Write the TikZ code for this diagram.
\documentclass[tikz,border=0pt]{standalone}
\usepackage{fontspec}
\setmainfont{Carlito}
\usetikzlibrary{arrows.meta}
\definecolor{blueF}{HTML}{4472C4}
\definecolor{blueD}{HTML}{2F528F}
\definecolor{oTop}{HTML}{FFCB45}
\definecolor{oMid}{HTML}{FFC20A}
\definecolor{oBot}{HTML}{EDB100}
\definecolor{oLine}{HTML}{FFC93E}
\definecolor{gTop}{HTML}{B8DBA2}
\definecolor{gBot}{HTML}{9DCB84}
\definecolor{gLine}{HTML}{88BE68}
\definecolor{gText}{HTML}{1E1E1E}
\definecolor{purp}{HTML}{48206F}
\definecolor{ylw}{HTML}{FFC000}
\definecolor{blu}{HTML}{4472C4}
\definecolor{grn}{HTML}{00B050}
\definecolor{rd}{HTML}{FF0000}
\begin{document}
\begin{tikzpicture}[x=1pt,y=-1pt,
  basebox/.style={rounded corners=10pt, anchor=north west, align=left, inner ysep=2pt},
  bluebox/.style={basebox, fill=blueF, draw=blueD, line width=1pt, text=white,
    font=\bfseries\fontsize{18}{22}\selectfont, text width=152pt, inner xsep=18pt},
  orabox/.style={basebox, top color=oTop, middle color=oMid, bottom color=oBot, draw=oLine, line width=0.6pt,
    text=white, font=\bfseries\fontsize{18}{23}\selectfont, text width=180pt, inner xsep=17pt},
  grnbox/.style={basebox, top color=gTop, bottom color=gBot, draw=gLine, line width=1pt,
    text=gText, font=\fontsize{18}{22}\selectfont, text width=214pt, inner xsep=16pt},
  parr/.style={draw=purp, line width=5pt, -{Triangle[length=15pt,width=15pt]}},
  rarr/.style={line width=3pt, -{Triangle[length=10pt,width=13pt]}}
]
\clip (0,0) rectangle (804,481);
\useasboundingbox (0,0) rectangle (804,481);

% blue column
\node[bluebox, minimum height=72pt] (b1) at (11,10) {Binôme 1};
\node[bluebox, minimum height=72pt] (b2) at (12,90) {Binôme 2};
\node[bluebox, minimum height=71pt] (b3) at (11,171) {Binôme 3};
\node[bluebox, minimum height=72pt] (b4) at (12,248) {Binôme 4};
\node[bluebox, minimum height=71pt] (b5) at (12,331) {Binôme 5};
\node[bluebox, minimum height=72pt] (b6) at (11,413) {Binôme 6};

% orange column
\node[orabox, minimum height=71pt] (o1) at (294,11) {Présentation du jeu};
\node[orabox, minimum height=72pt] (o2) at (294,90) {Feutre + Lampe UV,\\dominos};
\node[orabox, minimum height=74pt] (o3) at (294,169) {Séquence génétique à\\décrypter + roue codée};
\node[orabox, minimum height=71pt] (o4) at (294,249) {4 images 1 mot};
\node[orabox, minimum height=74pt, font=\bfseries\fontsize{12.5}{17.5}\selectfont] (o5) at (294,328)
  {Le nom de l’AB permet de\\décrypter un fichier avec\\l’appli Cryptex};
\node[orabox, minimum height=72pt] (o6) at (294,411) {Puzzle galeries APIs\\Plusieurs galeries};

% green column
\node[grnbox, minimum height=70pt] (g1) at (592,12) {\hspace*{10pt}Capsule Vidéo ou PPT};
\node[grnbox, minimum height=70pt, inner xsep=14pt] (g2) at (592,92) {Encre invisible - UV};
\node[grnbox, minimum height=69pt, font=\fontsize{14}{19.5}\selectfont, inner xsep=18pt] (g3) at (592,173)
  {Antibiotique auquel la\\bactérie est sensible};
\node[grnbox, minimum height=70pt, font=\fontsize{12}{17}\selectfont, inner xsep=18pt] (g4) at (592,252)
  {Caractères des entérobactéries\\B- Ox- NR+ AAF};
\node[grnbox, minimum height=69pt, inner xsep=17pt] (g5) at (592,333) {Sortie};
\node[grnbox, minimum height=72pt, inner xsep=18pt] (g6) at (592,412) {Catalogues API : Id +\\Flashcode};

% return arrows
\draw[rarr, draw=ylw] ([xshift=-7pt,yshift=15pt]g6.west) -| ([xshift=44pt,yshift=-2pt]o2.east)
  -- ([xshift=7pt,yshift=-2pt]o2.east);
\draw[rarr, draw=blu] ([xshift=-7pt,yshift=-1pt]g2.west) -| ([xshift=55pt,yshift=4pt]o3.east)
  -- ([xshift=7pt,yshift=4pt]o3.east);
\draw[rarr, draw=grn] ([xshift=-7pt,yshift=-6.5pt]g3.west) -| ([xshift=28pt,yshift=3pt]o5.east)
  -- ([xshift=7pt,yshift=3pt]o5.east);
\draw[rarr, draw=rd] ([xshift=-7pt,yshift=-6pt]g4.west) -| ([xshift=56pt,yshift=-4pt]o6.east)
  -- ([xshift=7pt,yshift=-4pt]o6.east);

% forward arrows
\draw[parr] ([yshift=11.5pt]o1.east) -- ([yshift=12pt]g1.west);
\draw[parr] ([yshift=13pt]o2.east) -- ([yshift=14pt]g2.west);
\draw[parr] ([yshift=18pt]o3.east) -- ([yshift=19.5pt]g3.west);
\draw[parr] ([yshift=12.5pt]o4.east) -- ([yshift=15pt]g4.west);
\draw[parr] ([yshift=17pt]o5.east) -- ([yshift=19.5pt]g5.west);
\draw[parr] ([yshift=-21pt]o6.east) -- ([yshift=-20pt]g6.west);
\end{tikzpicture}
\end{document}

□ □ □ □ □

WHAT IS REQUIRED - Make an exact copy of the data above.

RESULT FOR THIS EXERCISE -
Write the TikZ code for this diagram.
\documentclass[tikz,border=0pt]{standalone}
\usepackage{fontspec}
\setmainfont{Carlito}
\usetikzlibrary{arrows.meta}
\definecolor{blueF}{HTML}{4472C4}
\definecolor{blueD}{HTML}{2F528F}
\definecolor{oTop}{HTML}{FFCB45}
\definecolor{oMid}{HTML}{FFC20A}
\definecolor{oBot}{HTML}{EDB100}
\definecolor{oLine}{HTML}{FFC93E}
\definecolor{gTop}{HTML}{B8DBA2}
\definecolor{gBot}{HTML}{9DCB84}
\definecolor{gLine}{HTML}{88BE68}
\definecolor{gText}{HTML}{1E1E1E}
\definecolor{purp}{HTML}{48206F}
\definecolor{ylw}{HTML}{FFC000}
\definecolor{blu}{HTML}{4472C4}
\definecolor{grn}{HTML}{00B050}
\definecolor{rd}{HTML}{FF0000}
\begin{document}
\begin{tikzpicture}[x=1pt,y=-1pt,
  basebox/.style={rounded corners=10pt, anchor=north west, align=left, inner ysep=2pt},
  bluebox/.style={basebox, fill=blueF, draw=blueD, line width=1pt, text=white,
    font=\bfseries\fontsize{18}{22}\selectfont, text width=152pt, inner xsep=18pt},
  orabox/.style={basebox, top color=oTop, middle color=oMid, bottom color=oBot, draw=oLine, line width=0.6pt,
    text=white, font=\bfseries\fontsize{18}{23}\selectfont, text width=180pt, inner xsep=17pt},
  grnbox/.style={basebox, top color=gTop, bottom color=gBot, draw=gLine, line width=1pt,
    text=gText, font=\fontsize{18}{22}\selectfont, text width=214pt, inner xsep=16pt},
  parr/.style={draw=purp, line width=5pt, -{Triangle[length=15pt,width=15pt]}},
  rarr/.style={line width=3pt, -{Triangle[length=10pt,width=13pt]}}
]
\clip (0,0) rectangle (804,481);
\useasboundingbox (0,0) rectangle (804,481);

% blue column
\node[bluebox, minimum height=72pt] (b1) at (11,10) {Binôme 1};
\node[bluebox, minimum height=72pt] (b2) at (12,90) {Binôme 2};
\node[bluebox, minimum height=71pt] (b3) at (11,171) {Binôme 3};
\node[bluebox, minimum height=72pt] (b4) at (12,248) {Binôme 4};
\node[bluebox, minimum height=71pt] (b5) at (12,331) {Binôme 5};
\node[bluebox, minimum height=72pt] (b6) at (11,413) {Binôme 6};

% orange column
\node[orabox, minimum height=71pt] (o1) at (294,11) {Présentation du jeu};
\node[orabox, minimum height=72pt] (o2) at (294,90) {Feutre + Lampe UV,\\dominos};
\node[orabox, minimum height=74pt] (o3) at (294,169) {Séquence génétique à\\décrypter + roue codée};
\node[orabox, minimum height=71pt] (o4) at (294,249) {4 images 1 mot};
\node[orabox, minimum height=74pt, font=\bfseries\fontsize{12.5}{17.5}\selectfont] (o5) at (294,328)
  {Le nom de l’AB permet de\\décrypter un fichier avec\\l’appli Cryptex};
\node[orabox, minimum height=72pt] (o6) at (294,411) {Puzzle galeries APIs\\Plusieurs galeries};

% green column
\node[grnbox, minimum height=70pt] (g1) at (592,12) {\hspace*{10pt}Capsule Vidéo ou PPT};
\node[grnbox, minimum height=70pt, inner xsep=14pt] (g2) at (592,92) {Encre invisible - UV};
\node[grnbox, minimum height=69pt, font=\fontsize{14}{19.5}\selectfont, inner xsep=18pt] (g3) at (592,173)
  {Antibiotique auquel la\\bactérie est sensible};
\node[grnbox, minimum height=70pt, font=\fontsize{12}{17}\selectfont, inner xsep=18pt] (g4) at (592,252)
  {Caractères des entérobactéries\\B- Ox- NR+ AAF};
\node[grnbox, minimum height=69pt, inner xsep=17pt] (g5) at (592,333) {Sortie};
\node[grnbox, minimum height=72pt, inner xsep=18pt] (g6) at (592,412) {Catalogues API : Id +\\Flashcode};

% return arrows
\draw[rarr, draw=ylw] ([xshift=-7pt,yshift=15pt]g6.west) -| ([xshift=44pt,yshift=-2pt]o2.east)
  -- ([xshift=7pt,yshift=-2pt]o2.east);
\draw[rarr, draw=blu] ([xshift=-7pt,yshift=-1pt]g2.west) -| ([xshift=55pt,yshift=4pt]o3.east)
  -- ([xshift=7pt,yshift=4pt]o3.east);
\draw[rarr, draw=grn] ([xshift=-7pt,yshift=-6.5pt]g3.west) -| ([xshift=28pt,yshift=3pt]o5.east)
  -- ([xshift=7pt,yshift=3pt]o5.east);
\draw[rarr, draw=rd] ([xshift=-7pt,yshift=-6pt]g4.west) -| ([xshift=56pt,yshift=-4pt]o6.east)
  -- ([xshift=7pt,yshift=-4pt]o6.east);

% forward arrows
\draw[parr] ([yshift=11.5pt]o1.east) -- ([yshift=12pt]g1.west);
\draw[parr] ([yshift=13pt]o2.east) -- ([yshift=14pt]g2.west);
\draw[parr] ([yshift=18pt]o3.east) -- ([yshift=19.5pt]g3.west);
\draw[parr] ([yshift=12.5pt]o4.east) -- ([yshift=15pt]g4.west);
\draw[parr] ([yshift=17pt]o5.east) -- ([yshift=19.5pt]g5.west);
\draw[parr] ([yshift=-21pt]o6.east) -- ([yshift=-20pt]g6.west);
\end{tikzpicture}
\end{document}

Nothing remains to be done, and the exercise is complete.